## Supplied data

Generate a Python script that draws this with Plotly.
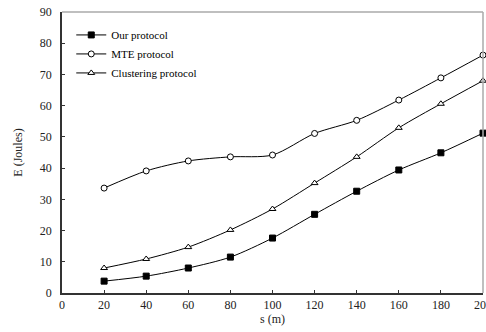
import plotly.graph_objects as go

s_values = [20, 40, 60, 80, 100, 120, 140, 160, 180, 200]
our_protocol = [3.8, 5.4, 8.0, 11.5, 17.6, 25.2, 32.6, 39.4, 44.9, 51.2]
mte_protocol = [33.6, 39.1, 42.3, 43.6, 44.2, 51.1, 55.3, 61.8, 68.9, 76.2]
clustering_protocol = [8.0, 10.9, 14.7, 20.2, 26.9, 35.2, 43.6, 52.9, 60.6, 68.0]
x_ticks = [0, 20, 40, 60, 80, 100, 120, 140, 160, 180, 200]
x_tick_labels = ["0", "20", "40", "60", "80", "100", "120", "140", "160", "180", "200"]
y_ticks = [0, 10, 20, 30, 40, 50, 60, 70, 80, 90]

FONT = "Liberation Serif, Times New Roman, serif"

fig = go.Figure()
series = [
    ("Our protocol", our_protocol, "square", "black", 6),
    ("MTE protocol", mte_protocol, "circle", "white", 6),
    ("Clustering protocol", clustering_protocol, "triangle-up", "white", 6),
]
for name, ys, sym, fill, size in series:
    fig.add_trace(go.Scatter(
        x=s_values, y=ys, name=name, mode="lines+markers",
        line=dict(color="black", width=1, shape="spline", smoothing=0.8),
        marker=dict(symbol=sym, size=size, color=fill, line=dict(color="black", width=1)),
        cliponaxis=False,
    ))

fig.update_layout(
    width=486, height=332, autosize=False,
    margin=dict(l=62, r=3, t=12, b=39),
    paper_bgcolor="white", plot_bgcolor="white",
    font=dict(family=FONT, size=12, color="#222"),
    showlegend=True,
    legend=dict(
        x=0.022, y=0.97, xanchor="left", yanchor="top",
        bgcolor="rgba(0,0,0,0)", font=dict(family=FONT, size=11, color="black"),
        itemwidth=30, tracegroupgap=0,
    ),
    xaxis=dict(
        range=[0, 200], tickvals=x_ticks, ticktext=x_tick_labels,
        showgrid=False, zeroline=False, showline=True, linecolor="#333", linewidth=1.5,
        ticks="inside", ticklen=3, tickcolor="#333", ticklabeloverflow="allow",
        automargin=False,
        title=dict(text="s (m)", font=dict(family=FONT, size=12), standoff=3),
        tickfont=dict(family=FONT, size=12),
    ),
    yaxis=dict(
        range=[0, 90], tickvals=y_ticks,
        showgrid=False, zeroline=False, showline=True, linecolor="#333", linewidth=1.5,
        ticks="inside", ticklen=3, tickcolor="#333", ticklabelstandoff=6,
        ticklabeloverflow="allow", automargin=False,
        title=dict(text="E (Joules)", font=dict(family=FONT, size=12)),
        tickfont=dict(family=FONT, size=12),
    ),
    shapes=[
        dict(type="line", xref="paper", yref="paper", x0=0, x1=1, y0=1, y1=1,
             line=dict(color="#aaa", width=1.5)),
        dict(type="line", xref="paper", yref="paper", x0=1, x1=1, y0=0, y1=1,
             line=dict(color="#aaa", width=1.5)),
    ],
)

fig.write_html(
    "out.html",
    config={"displayModeBar": False, "responsive": False},
    post_script="document.body.style.margin='0px';document.documentElement.style.overflow='hidden';",
)
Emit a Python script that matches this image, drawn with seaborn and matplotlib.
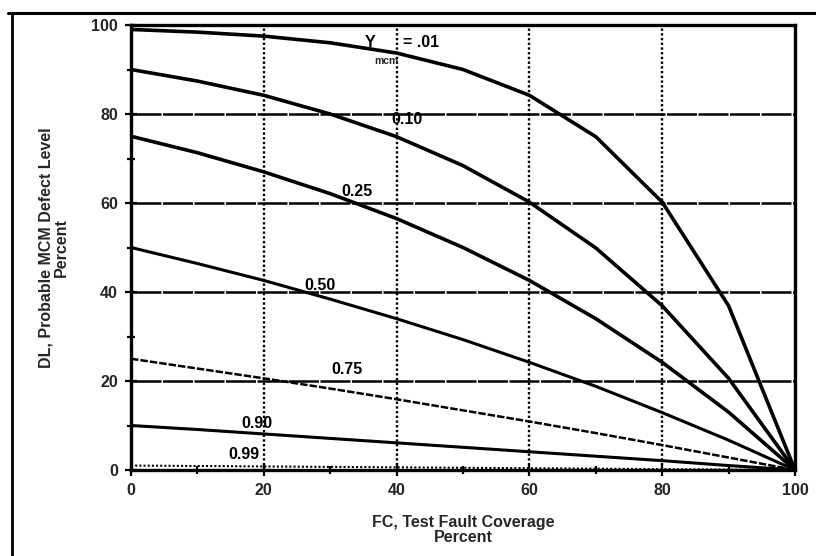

## Instructions for the task
Take the listing above and print it exactly, apart from the pictures.

## Answer to the exercise
Generate a Python script that draws this with Plotly.
import plotly.graph_objects as go

s_values = [20, 40, 60, 80, 100, 120, 140, 160, 180, 200]
our_protocol = [3.8, 5.4, 8.0, 11.5, 17.6, 25.2, 32.6, 39.4, 44.9, 51.2]
mte_protocol = [33.6, 39.1, 42.3, 43.6, 44.2, 51.1, 55.3, 61.8, 68.9, 76.2]
clustering_protocol = [8.0, 10.9, 14.7, 20.2, 26.9, 35.2, 43.6, 52.9, 60.6, 68.0]
x_ticks = [0, 20, 40, 60, 80, 100, 120, 140, 160, 180, 200]
x_tick_labels = ["0", "20", "40", "60", "80", "100", "120", "140", "160", "180", "200"]
y_ticks = [0, 10, 20, 30, 40, 50, 60, 70, 80, 90]

FONT = "Liberation Serif, Times New Roman, serif"

fig = go.Figure()
series = [
    ("Our protocol", our_protocol, "square", "black", 6),
    ("MTE protocol", mte_protocol, "circle", "white", 6),
    ("Clustering protocol", clustering_protocol, "triangle-up", "white", 6),
]
for name, ys, sym, fill, size in series:
    fig.add_trace(go.Scatter(
        x=s_values, y=ys, name=name, mode="lines+markers",
        line=dict(color="black", width=1, shape="spline", smoothing=0.8),
        marker=dict(symbol=sym, size=size, color=fill, line=dict(color="black", width=1)),
        cliponaxis=False,
    ))

fig.update_layout(
    width=486, height=332, autosize=False,
    margin=dict(l=62, r=3, t=12, b=39),
    paper_bgcolor="white", plot_bgcolor="white",
    font=dict(family=FONT, size=12, color="#222"),
    showlegend=True,
    legend=dict(
        x=0.022, y=0.97, xanchor="left", yanchor="top",
        bgcolor="rgba(0,0,0,0)", font=dict(family=FONT, size=11, color="black"),
        itemwidth=30, tracegroupgap=0,
    ),
    xaxis=dict(
        range=[0, 200], tickvals=x_ticks, ticktext=x_tick_labels,
        showgrid=False, zeroline=False, showline=True, linecolor="#333", linewidth=1.5,
        ticks="inside", ticklen=3, tickcolor="#333", ticklabeloverflow="allow",
        automargin=False,
        title=dict(text="s (m)", font=dict(family=FONT, size=12), standoff=3),
        tickfont=dict(family=FONT, size=12),
    ),
    yaxis=dict(
        range=[0, 90], tickvals=y_ticks,
        showgrid=False, zeroline=False, showline=True, linecolor="#333", linewidth=1.5,
        ticks="inside", ticklen=3, tickcolor="#333", ticklabelstandoff=6,
        ticklabeloverflow="allow", automargin=False,
        title=dict(text="E (Joules)", font=dict(family=FONT, size=12)),
        tickfont=dict(family=FONT, size=12),
    ),
    shapes=[
        dict(type="line", xref="paper", yref="paper", x0=0, x1=1, y0=1, y1=1,
             line=dict(color="#aaa", width=1.5)),
        dict(type="line", xref="paper", yref="paper", x0=1, x1=1, y0=0, y1=1,
             line=dict(color="#aaa", width=1.5)),
    ],
)

fig.write_html(
    "out.html",
    config={"displayModeBar": False, "responsive": False},
    post_script="document.body.style.margin='0px';document.documentElement.style.overflow='hidden';",
)
Emit a Python script that matches this image, drawn with seaborn and matplotlib.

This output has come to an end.